Quand le repositionnement de médicament fait gagner du temps aux chercheurs. Entretien avec Manuel Rosa-Calatrava, co-directeur du laboratoire VirPath et directeur de recherche à l’Inserm.
Lyon Capitale : Qu’est-ce que le repositionnement de médicament ?
Manuel Rosa-Calatrava : Le repositionnement de médicament, c’est le fait de rediriger un médicament pour une indication thérapeutique différente de celle pour laquelle il a été développé. Un exemple très parlant c’est le Viagra, commercialisé par Pfizer. C’est une molécule dont l’objectif, au départ, était de traiter les angines de poitrine. Lors des essais cliniques il s’est avéré qu’il n’y avait pas d’efficacité associée à cette molécule pour cette indication thérapeutique. Mais il y a une observation fortuite d’effets secondaires. Si bien que cette molécule a été repositionnée pour une autre pathologie, les troubles de l’érection, avant même d’être sur le marché. Mais attendre une observation fortuite dans le cadre d’un essai clinique ne permet pas de faire avancer la recherche médicale. Au laboratoire VirPath, nous avons donc développé une approche scientifique qui permet de sélectionner des médicaments déjà sur le marché pour leur potentiel à être repositionnés dans notre champ d’application : le champ thérapeutique antiviral contre les virus respiratoires.
Comment ciblez-vous ces médicaments à repositionner ?
Ce qui se fait généralement en termes de repositionnement, dans les grands groupes pharmaceutiques notamment, c’est du criblage à haut débit. Des dizaines de milliers de molécules sont testées dans des essais in vitro, très artificiels, pour essayer d’identifier une activité qui n’était pas du tout prévue. Avec finalement très, très peu de molécules élues, en termes de repositionnement. Nous avons plutôt réfléchi et mis au point une stratégie basée sur de l’analyse transcriptomique, qui permet de sélectionner un petit groupe de médicaments avec un vrai potentiel. Ensuite, nous les évaluons dans différents modèles précliniques : cellulaires, épithélium reconstitués et animaux.

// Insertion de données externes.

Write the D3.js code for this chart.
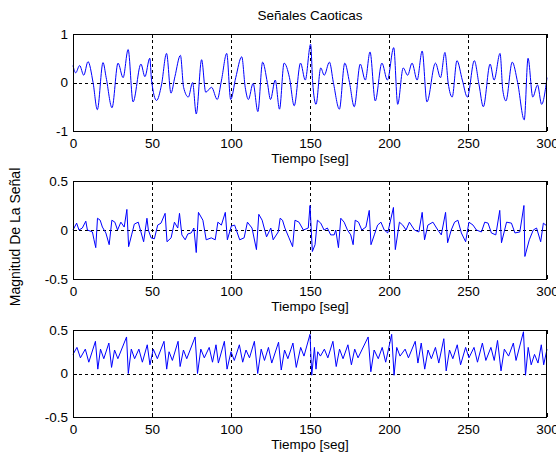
<!DOCTYPE html>
<html><head><meta charset="utf-8">
<script src="https://cdn.jsdelivr.net/npm/d3@7"></script>
<style>body{margin:0;background:#fff}svg{display:block}text{font-family:Arial,"Liberation Sans",sans-serif;fill:#000}</style>
</head><body><svg id="c" width="556" height="454"></svg>
<script>
const xTicks = [0, 50, 100, 150, 200, 250, 300];
const yTicksTop = [-1, 0, 1];
const yTicksSmall = [-0.5, 0, 0.5];
const title = "Señales Caoticas";
const xLabel = "Tiempo [seg]";
const yLabel = "Magnitud De La Señal";

// Signal 1 (t, value)
const t1 = [0,1.7,4.2,6.8,9.5,12.7,15.4,19,21,24.7,28.5,31.7,34.9,38,43,45.5,48.6,49.7,52.9,56,59.2,62,64.5,68,70,73,75.7,78,81.4,84,87.7,91.3,94,97.3,99.8,103,106.8,109,111,114,117,120,123,125,128,130.7,133.6,137,140,144,147,150.4,151.7,153.8,156.8,159,162.3,164.8,168.6,172,175,178,181.8,185,188,191.3,195.5,199,203,205.5,209,211.8,214.6,217.8,221,224,229.4,232.6,235.4,237.5,240,243,246.4,249.6,254,257,259.7,264,266.5,270.3,272,274,278,281.4,285.6,288,291,294,296.6,300];
const v1 = [0.35,0.2,0.35,0.15,0.43,0.0,-0.56,0.41,0.1,-0.52,0.4,0.1,0.68,-0.4,0.38,0.12,0.5,0.05,-0.37,-0.05,0.6,-0.22,0.12,0.56,-0.1,-0.3,0.0,-0.65,0.47,-0.2,-0.1,-0.35,0.05,0.6,-0.35,0.1,0.53,-0.1,-0.35,-0.02,-0.6,0.42,0.0,-0.35,0.05,-0.55,0.4,0.1,-0.48,0.4,0.05,0.79,0.0,-0.45,0.3,0.15,0.42,0.0,-0.55,0.4,0.0,-0.5,0.38,0.05,0.63,-0.38,0.4,0.05,0.72,-0.45,0.3,0.15,0.4,0.05,0.65,-0.4,0.4,0.1,0.62,-0.02,-0.3,0.45,0.05,-0.3,0.45,-0.05,-0.5,0.38,0.05,0.6,-0.15,-0.38,0.42,0.0,-0.77,0.5,-0.3,-0.05,-0.45,0.1];

// Signal 2
const t2 = [0,2.3,3.8,5.9,8.1,9.1,12.3,13.3,14.4,15.5,17.2,18.6,20.8,22.9,24.6,26.5,28.2,30.3,32.4,34.1,35.2,37.1,38.8,41.3,43,44.7,46.8,47.7,49.4,51.5,53.6,55.7,58.3,59.5,62.1,64.2,66.3,67.4,68.9,71,72.7,74.8,76.5,78,79.4,82.2,84.3,87.5,90,91.7,93.9,96.4,97.7,100.2,102.3,105.5,108.3,110.4,113.3,116.1,117.6,119.7,122.5,125.2,126.7,129.9,131.1,132.6,134.1,136.7,139,140.5,143,145.8,148.9,150,151.5,153.2,154.7,156.8,158.9,161,163.1,165.3,166.3,168,169.5,171.6,173.7,175.8,177.3,178.6,180.7,182.8,185.4,187.5,188.6,190.7,192.8,194.9,197,199.2,202.8,204,206.6,208.7,210.8,212.9,216.1,218.9,221,222.5,224.6,227.8,230.9,233.1,235.8,237.1,239.4,241.5,243.6,245.8,248.5,250.6,253.2,255.3,258.5,260.6,262.7,264.8,267.6,270.1,271.2,274.4,277.5,279.7,282.8,285.4,286,288.8,291.3,293.4,296,297.7,300];
const v2 = [0.0,0.07,0.0,0.02,0.09,0.0,-0.02,-0.1,-0.18,0.12,0.1,0.03,-0.03,-0.15,0.1,0.08,0.0,0.08,0.03,0.21,-0.17,-0.05,0.06,0.08,-0.02,-0.12,0.12,0.0,-0.08,-0.09,0.05,0.07,0.17,-0.12,-0.08,0.08,0.02,0.17,-0.05,-0.1,-0.04,-0.03,0.02,-0.23,0.18,0.1,-0.1,-0.08,-0.1,0.08,0.05,0.18,-0.1,0.04,0.05,-0.1,-0.08,0.08,0.02,-0.2,0.16,0.1,-0.07,0.02,-0.1,-0.02,0.12,0.1,0.02,-0.08,-0.17,0.1,0.08,0.0,0.02,0.25,-0.22,-0.15,0.1,0.07,0.0,0.02,-0.05,-0.05,0.0,-0.18,0.12,0.08,0.0,-0.05,-0.15,0.1,0.08,0.0,0.03,0.2,-0.15,-0.05,0.05,0.08,0.0,-0.03,0.23,-0.2,0.08,0.05,0.0,0.08,0.0,-0.02,0.18,-0.1,0.05,0.08,0.0,-0.05,0.18,-0.13,0.0,0.08,0.1,-0.03,-0.12,0.08,0.05,0.0,-0.02,0.08,0.07,-0.03,-0.05,0.2,-0.13,0.08,0.07,-0.03,-0.02,0.25,-0.27,-0.1,0.0,0.02,-0.12,0.07,0.04];

// Signal 3
const t3 = [0,2.5,4.7,7.8,10,14.2,15.7,17.4,19.5,22.7,24.4,26.3,28.4,33.9,35,36.9,39,41.7,43.9,47,48.7,50.8,53.4,57.6,59.3,60.8,62.9,66.5,67.8,69.9,72,77.3,78.8,80.9,83.1,86.2,88.3,90.5,92,95.8,97.5,100,102.1,105.3,107.4,109.5,111.7,114.8,116.9,119.1,121.2,123.7,125.8,130.1,131.8,133.9,136,139.2,141.3,144.1,146.2,150,151.1,152.8,153.8,154.9,156.6,159.1,161.3,164.5,166.6,168.7,170.9,174,176.2,178.3,180.4,186.8,188.5,190.6,193.2,195.7,197.9,201.7,203.2,204.9,207,210.2,212.3,216.6,218.3,220.4,222.6,224.7,226.8,229.4,231.5,234.7,236.2,238.3,240.4,243.2,245.3,248.5,250.6,253.8,256,259.1,261.3,264.5,266.6,268.7,270.9,273,275.7,278.7,280.4,285.1,286.4,288.1,290,292.1,294.3,296.4,297.9,300];
const v3 = [0.22,0.3,0.18,0.28,0.13,0.37,0.05,0.28,0.17,0.35,0.07,0.27,0.17,0.42,0.0,0.28,0.17,0.28,0.13,0.33,0.1,0.28,0.17,0.37,0.05,0.25,0.15,0.37,0.08,0.27,0.17,0.42,0.0,0.28,0.18,0.3,0.13,0.33,0.12,0.37,0.05,0.25,0.15,0.33,0.13,0.27,0.18,0.37,0.0,0.28,0.15,0.3,0.12,0.36,0.04,0.27,0.17,0.35,0.07,0.3,0.2,0.45,-0.02,0.3,0.05,0.25,0.2,0.28,0.18,0.37,0.08,0.28,0.17,0.33,0.1,0.28,0.18,0.42,0.02,0.27,0.17,0.3,0.13,0.45,-0.02,0.3,0.2,0.28,0.18,0.37,0.12,0.35,0.05,0.27,0.17,0.3,0.12,0.4,0.03,0.27,0.17,0.33,0.1,0.3,0.18,0.3,0.13,0.35,0.15,0.3,0.15,0.38,0.03,0.28,0.2,0.35,0.15,0.48,-0.02,0.3,0.1,0.22,0.12,0.33,0.1,0.28];

const FS = "13.5px";
const svg = d3.select("#c");
const L = 73, R = 547;
const panels = [
  {top:34, bot:131, dom:[-1,1], ticks:yTicksTop, t:t1, v:v1, curve:d3.curveMonotoneX},
  {top:181, bot:279, dom:[-0.5,0.5], ticks:yTicksSmall, t:t2, v:v2, curve:d3.curveLinear},
  {top:330, bot:417, dom:[-0.5,0.5], ticks:yTicksSmall, t:t3, v:v3, curve:d3.curveLinear}
];
const x = d3.scaleLinear().domain([0,300]).range([L,R]);

panels.forEach(p => {
  const y = d3.scaleLinear().domain(p.dom).range([p.bot,p.top]);
  const g = svg.append("g");
  g.selectAll(".gx").data(xTicks.filter(d=>d>0&&d<300)).join("line")
    .attr("x1",d=>Math.round(x(d))+0.5).attr("x2",d=>Math.round(x(d))+0.5).attr("y1",p.top).attr("y2",p.bot)
    .attr("stroke","#000").attr("stroke-width",1).attr("stroke-dasharray","3,3").attr("shape-rendering","crispEdges");
  g.selectAll(".gy").data(p.ticks.filter(d=>d>p.dom[0]&&d<p.dom[1])).join("line")
    .attr("y1",d=>Math.round(y(d))+0.5).attr("y2",d=>Math.round(y(d))+0.5).attr("x1",L).attr("x2",R)
    .attr("stroke","#000").attr("stroke-width",1).attr("stroke-dasharray","3,3").attr("shape-rendering","crispEdges");
  const pts = p.t.map((t,i)=>[t,p.v[i]]);
  g.append("path").datum(pts)
    .attr("d", d3.line().x(d=>x(d[0])).y(d=>y(d[1])).curve(p.curve))
    .attr("fill","none").attr("stroke","#0000ff").attr("stroke-width",1);
  const gb = g.append("g").attr("transform",`translate(0,${p.bot})`)
    .call(d3.axisBottom(x).tickValues(xTicks).tickSizeInner(-4).tickSizeOuter(0).tickPadding(7).tickFormat(d=>String(d)));
  const gt = g.append("g").attr("transform",`translate(0,${p.top})`)
    .call(d3.axisTop(x).tickValues(xTicks).tickSizeInner(-4).tickSizeOuter(0).tickFormat(""));
  const gl = g.append("g").attr("transform",`translate(${L},0)`)
    .call(d3.axisLeft(y).tickValues(p.ticks).tickSizeInner(-4).tickSizeOuter(0).tickPadding(5).tickFormat(d=>String(d)));
  const gr = g.append("g").attr("transform",`translate(${R},0)`)
    .call(d3.axisRight(y).tickValues(p.ticks).tickSizeInner(-4).tickSizeOuter(0).tickFormat(""));
  [gb,gt,gl,gr].forEach(a=>{
    a.select(".domain").remove();
    a.selectAll("line").attr("stroke","#000").attr("shape-rendering","crispEdges");
    a.selectAll("text").attr("font-size",FS).attr("font-family","Arial, 'Liberation Sans', sans-serif").attr("fill","#000");
  });
  g.append("rect").attr("x",L+0.5).attr("y",p.top+0.5).attr("width",R-L-1).attr("height",p.bot-p.top)
    .attr("fill","none").attr("stroke","#000").attr("shape-rendering","crispEdges");
  g.append("text").attr("x",(L+R)/2).attr("y",p.bot+32).attr("text-anchor","middle").attr("font-size",FS).text(xLabel);
});

svg.append("text").attr("x",(L+R)/2).attr("y",20).attr("text-anchor","middle").attr("font-size",FS).text(title);
svg.append("text").attr("transform","translate(20,237) rotate(-90)").attr("text-anchor","middle").attr("font-size","14px").text(yLabel);
</script></body></html>
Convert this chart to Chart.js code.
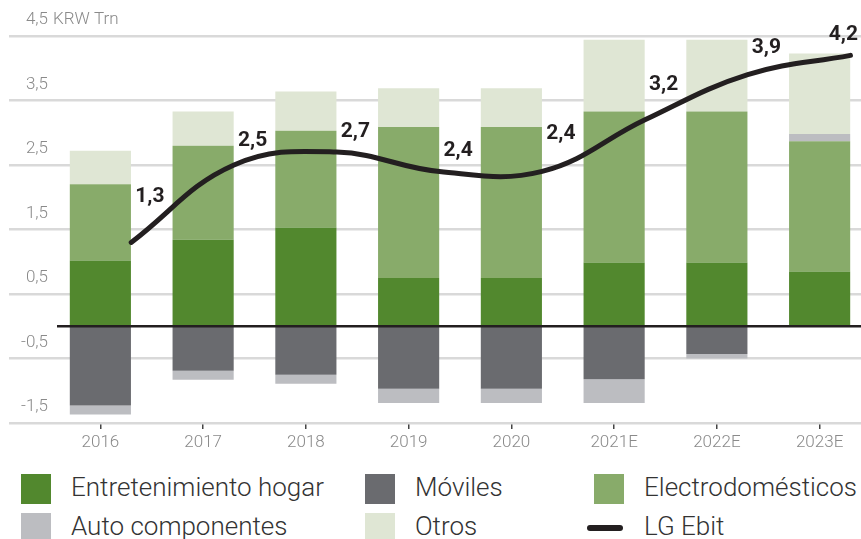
<!DOCTYPE html>
<html>
<head>
<meta charset="utf-8">
<script src="https://cdn.jsdelivr.net/npm/chart.js@4/dist/chart.umd.min.js"></script>
<style>
  html, body { margin: 0; padding: 0; overflow: hidden; background: #fff; }
  #wrap { position: relative; width: 861px; height: 539px; overflow: hidden; }
  #chart { position: absolute; left: 0; top: 0; }
  .item { position: absolute; height: 30px; line-height: 30px; white-space: nowrap;
          font-family: Roboto, sans-serif; font-weight: 300; font-size: 26px; color: #333; }
  .box { position: absolute; left: 0; top: 0; width: 30px; height: 30px; }
  .line { position: absolute; left: -7px; top: 12px; width: 36px; height: 6px; border-radius: 3px; }
  .txt { position: absolute; left: 50px; top: -2px; }
</style>
</head>
<body>
<div id="wrap">
  <canvas id="chart" width="871" height="460"></canvas>
  <div id="legend"></div>
</div>
<script>
// categories and values (KRW Trn)
const years = ['2016', '2017', '2018', '2019', '2020', '2021E', '2022E', '2023E'];
const entretenimiento = [1.02, 1.34, 1.53, 0.75, 0.75, 0.99, 0.99, 0.85];
const moviles = [-1.23, -0.69, -0.75, -0.97, -0.97, -0.82, -0.43, 0];
const electro = [1.18, 1.46, 1.50, 2.34, 2.34, 2.34, 2.34, 2.02];
const autoComp = [-0.14, -0.14, -0.14, -0.22, -0.22, -0.37, -0.07, 0.11];
const otros = [0.52, 0.53, 0.61, 0.60, 0.60, 1.11, 1.11, 1.25];
const ebit = [1.3, 2.5, 2.7, 2.4, 2.4, 3.2, 3.9, 4.2];
const yTicks = [-1.5, -0.5, 0.5, 1.5, 2.5, 3.5, 4.5];

const axisFont = { family: 'Roboto', size: 17, weight: '300' };
const grey = '#8a8a8a';
const dark = '#231f20';
const fmt = v => v.toFixed(1).replace('.', ',');

const bar = (label, data, color) => ({
  label, data, backgroundColor: color, borderWidth: 0,
  barPercentage: 0.595, categoryPercentage: 1, grouped: false
});

const datasets = [
  {
    type: 'line', label: 'LG Ebit',
    data: ebit.map((v, i) => ({ x: i + 0.3, y: v })),
    xAxisID: 'xl', stack: 'ebit',
    borderColor: dark, borderWidth: 5, borderCapStyle: 'round',
    tension: 0.4, pointRadius: 0, fill: false
  },
  bar('Entretenimiento hogar', entretenimiento, '#52882e'),
  bar('Móviles', moviles, '#6a6b6f'),
  bar('Electrodomésticos', electro, '#88ab6a'),
  bar('Auto componentes', autoComp, '#bcbdc1'),
  bar('Otros', otros, '#dfe6d4')
];

const extras = {
  id: 'extras',
  afterDatasetsDraw(chart) {
    const { ctx, chartArea, scales: { y } } = chart;
    const y0 = y.getPixelForValue(0);
    ctx.save();
    ctx.strokeStyle = dark;
    ctx.lineWidth = 2.5;
    ctx.beginPath();
    ctx.moveTo(chartArea.left + 8, y0);
    ctx.lineTo(chartArea.right, y0);
    ctx.stroke();

    // value labels for the ebit line
    const pts = chart.getDatasetMeta(0).data;
    ctx.font = 'bold 21px Roboto, sans-serif';
    ctx.fillStyle = dark;
    ctx.textBaseline = 'bottom';
    pts.forEach((p, i) => {
      const txt = fmt(ebit[i]);
      const w = ctx.measureText(txt).width;
      let x = p.x + 4;
      if (x + w > 858) x = 858 - w;
      let yy = p.y;
      if (i < pts.length - 1) {
        const q = pts[i + 1];
        const t = (x + w - p.x) / (q.x - p.x);
        yy = Math.min(p.y, p.y + (q.y - p.y) * t);
      }
      ctx.fillText(txt, x, yy - 10);
    });

    // unit next to top tick
    ctx.font = '300 17px Roboto, sans-serif';
    ctx.fillStyle = grey;
    ctx.textBaseline = 'middle';
    ctx.fillText('KRW Trn', chartArea.left + 4, y.getPixelForValue(4.5) - 16);
    ctx.restore();
  }
};

new Chart(document.getElementById('chart'), {
  type: 'bar',
  data: { labels: years, datasets },
  options: {
    responsive: false,
    animation: false,
    layout: { padding: { left: 9, top: 36, bottom: 7, right: 0 } },
    plugins: { legend: { display: false }, tooltip: { enabled: false } },
    scales: {
      x: {
        stacked: true,
        offset: true,
        grid: { drawOnChartArea: false, drawTicks: true, tickLength: 6, offset: false, color: '#444', lineWidth: 1.5 },
        border: { display: false },
        ticks: { color: grey, font: axisFont, padding: 4, maxRotation: 0 },
        afterFit: s => { s.height = 30; }
      },
      xl: { type: 'linear', display: false, offset: false, min: -0.5, max: 7.5 },
      y: {
        stacked: true,
        min: -1.5, max: 4.5,
        afterBuildTicks: s => { s.ticks = yTicks.map(v => ({ value: v })); },
        afterFit: s => { s.width = 40; },
        grid: { color: '#d9d9d9', lineWidth: 2.5, tickLength: 40 },
        border: { display: false },
        ticks: { padding: -39, labelOffset: -16, color: grey, font: axisFont, callback: v => fmt(v) }
      }
    }
  },
  plugins: [extras]
});

// legend
const legendItems = [
  { name: 'Entretenimiento hogar', color: '#52882e', x: 21, y: 474 },
  { name: 'Móviles', color: '#6a6b6f', x: 365, y: 474 },
  { name: 'Electrodomésticos', color: '#88ab6a', x: 594, y: 474 },
  { name: 'Auto componentes', color: '#bcbdc1', x: 21, y: 513 },
  { name: 'Otros', color: '#dfe6d4', x: 365, y: 513 },
  { name: 'LG Ebit', color: dark, x: 594, y: 513, line: true }
];
const legend = document.getElementById('legend');
legendItems.forEach(it => {
  const d = document.createElement('div');
  d.className = 'item';
  d.style.left = it.x + 'px';
  d.style.top = it.y + 'px';
  d.innerHTML = `<div class="${it.line ? 'line' : 'box'}" style="background:${it.color}"></div><span class="txt">${it.name}</span>`;
  legend.appendChild(d);
});
</script>
</body>
</html>
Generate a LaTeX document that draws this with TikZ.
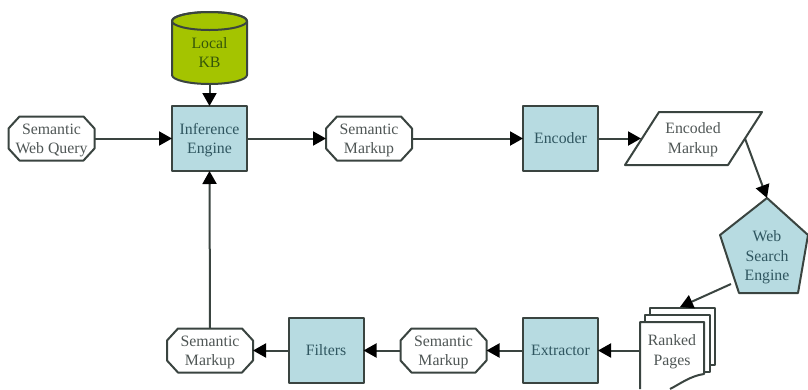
\documentclass[tikz,border=0pt]{standalone}
\usepackage{fontspec}
\setmainfont{Liberation Serif}
\usetikzlibrary{arrows.meta}
\definecolor{boxblue}{HTML}{B7DBE1}
\definecolor{kbgreen}{HTML}{A4C400}
\definecolor{edge}{HTML}{3A4440}
\definecolor{bluetext}{HTML}{2F5660}
\definecolor{greytext}{HTML}{4F5655}
\definecolor{greentext}{HTML}{35560A}
\newcommand\lowered{\rule{0pt}{14pt}}
\tikzset{
  every node/.style={font=\fontsize{15.8}{19.5}\selectfont,align=center,inner sep=0pt,outer sep=0pt},
  outline/.style={draw=edge,line width=2pt,line join=round},
  bluebox/.style={outline,fill=boxblue,text=bluetext,rectangle,minimum width=75pt,minimum height=65pt},
  octabox/.style={rectangle,text=greytext,minimum width=86pt,minimum height=44pt},
  ghost/.style={rectangle,text=greytext},
  flow/.style={draw=edge,line width=2pt,-{Triangle[length=13pt,width=14pt,fill=black,color=black]}},
}
% octagon outline with a named label node: name, centre x, centre y, text
\newcommand\octagonnode[4]{%
  \draw[outline,fill=white]
    (#2-43,#3-10) -- (#2-32,#3-22) -- (#2+32,#3-22) -- (#2+43,#3-10) --
    (#2+43,#3+10) -- (#2+32,#3+22) -- (#2-32,#3+22) -- (#2-43,#3+10) -- cycle;
  \node[octabox] (#1) at (#2,#3) {\lowered #4};
}
\begin{document}
\begin{tikzpicture}[x=1pt,y=-1pt]
\useasboundingbox (0,0) rectangle (808,389);

% local knowledge base
\draw[outline,fill=kbgreen] (172,21) -- (172,75) arc[start angle=180,end angle=360,x radius=37.5,y radius=-9] -- (247,21) arc[start angle=0,end angle=360,x radius=37.5,y radius=-9];
\draw[outline] (172,21) arc[start angle=180,end angle=360,x radius=37.5,y radius=9];
\node[rectangle,minimum width=75pt,minimum height=72pt] (kb) at (209.5,48) {};
\node[rectangle,text=greentext] (kbtext) at (209.5,51) {\lowered Local\\KB};

% rectangular process boxes
\node[bluebox] (inf) at (209.5,138.5) {\lowered Inference\\Engine};
\node[bluebox] (enc) at (560.5,138.5) {Encoder};
\node[bluebox] (ext) at (560.5,350.5) {Extractor};
\node[bluebox] (fil) at (326,350.5) {Filters};

% octagons
\octagonnode{query}{51.5}{138.5}{Semantic\\Web Query}
\octagonnode{sma}{369}{138.5}{Semantic\\Markup}
\octagonnode{smb}{443.5}{350.5}{Semantic\\Markup}
\octagonnode{smc}{210}{350.5}{Semantic\\Markup}

% parallelogram
\draw[outline,fill=white] (659,112) -- (762,112) -- (728,165) -- (625,165) -- cycle;
\node[ghost] (em) at (693,138) {\lowered Encoded\\Markup};
\coordinate (emin) at (641,138.5);
\coordinate (emout) at (745,138.5);

% pentagon
\draw[outline,fill=boxblue] (767,198) -- (808,235) -- (798,293) -- (739,293) -- (720,235) -- cycle;
\node[rectangle,text=bluetext] (wse) at (767,256) {\lowered Web\\Search\\Engine};
\coordinate (wsetop) at (767,198);
\coordinate (wseout) at (731,284);

% ranked pages
\draw[outline,fill=white] (650,308) -- (715,308) -- (715,365) -- (650,365) -- cycle;
\draw[outline,fill=white] (645,315) -- (710,315) -- (710,372) -- (645,372) -- cycle;
\path[fill=white] (640,322) -- (704,322) -- (704,374) .. controls (690,376) and (680,384) .. (670,389) -- (640,389) -- cycle;
\draw[outline] (640,389) -- (640,322) -- (704,322) -- (704,374) .. controls (690,376) and (680,384) .. (670,389);
\node[ghost] (pages) at (672,350) {\lowered Ranked\\Pages};
\coordinate (pagesin) at (680,307);
\coordinate (pagesout) at (640,350.5);

% connectors
\draw[flow] (kb.south) -- (inf.north);
\draw[flow] (query.east) -- (inf.west);
\draw[flow] (inf.east) -- (sma.west);
\draw[flow] (sma.east) -- (enc.west);
\draw[flow] (enc.east) -- (emin);
\draw[flow] (emout) -- (wsetop);
\draw[flow] (wseout) -- (pagesin);
\draw[flow] (pagesout) -- (ext.east);
\draw[flow] (ext.west) -- (smb.east);
\draw[flow] (smb.west) -- (fil.east);
\draw[flow] (fil.west) -- (smc.east);
\draw[flow] (smc.north) -- (inf.south);
\end{tikzpicture}
\end{document}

L’avantage de cette approche, c’est que le repositionnement permet, à partir de données précliniques en modèle animal, d’aller tout de suite en essai clinique de phase 2. C’est ce qu’on a fait contre la grippe. L’autre avantage c’est qu’on peut combiner des médicaments qu’on repositionne. Ils ciblent la cellule et vont induire un état cellulaire défavorable à l’infection avec des antiviraux classiques. Cela apporte une synergie en termes d’efficacité antivirale, tout en diminuant les risques d’apparition des résistances. Les virus vont beaucoup moins se répliquer, donc beaucoup moins muter. Et l’antiviral classique est d’autant plus potentialisé.
On se rappelle des difficultés posées par la pilule Diane-35, utilisée comme anti-acnéique, qui avait engendré des thromboses. Le repositionnement de médicaments ne présente-t-il pas aussi des risques ? Quels garde-fous avez-vous ?
Notre démarche est extrêmement cadrée et réglementée. On a des modèles précliniques (cellulaires, épithélium, animaux). Ensuite, en fonction des résultats, le tout dans une démarche réglementaire. L’essai clinique de la grippe c’est dans le cadre d’un financement de type PHRC (programme hospitalier de recherche clinique) avec les autorisations des comités de protection des personnes et une validation du ministère de la Santé sur les aspects réglementaires. C’est fait en coordination avec des médecins, des réanimateurs, etc. Et là pour le Covid-19 c’est la même chose, on s’inscrit dans une démarche similaire.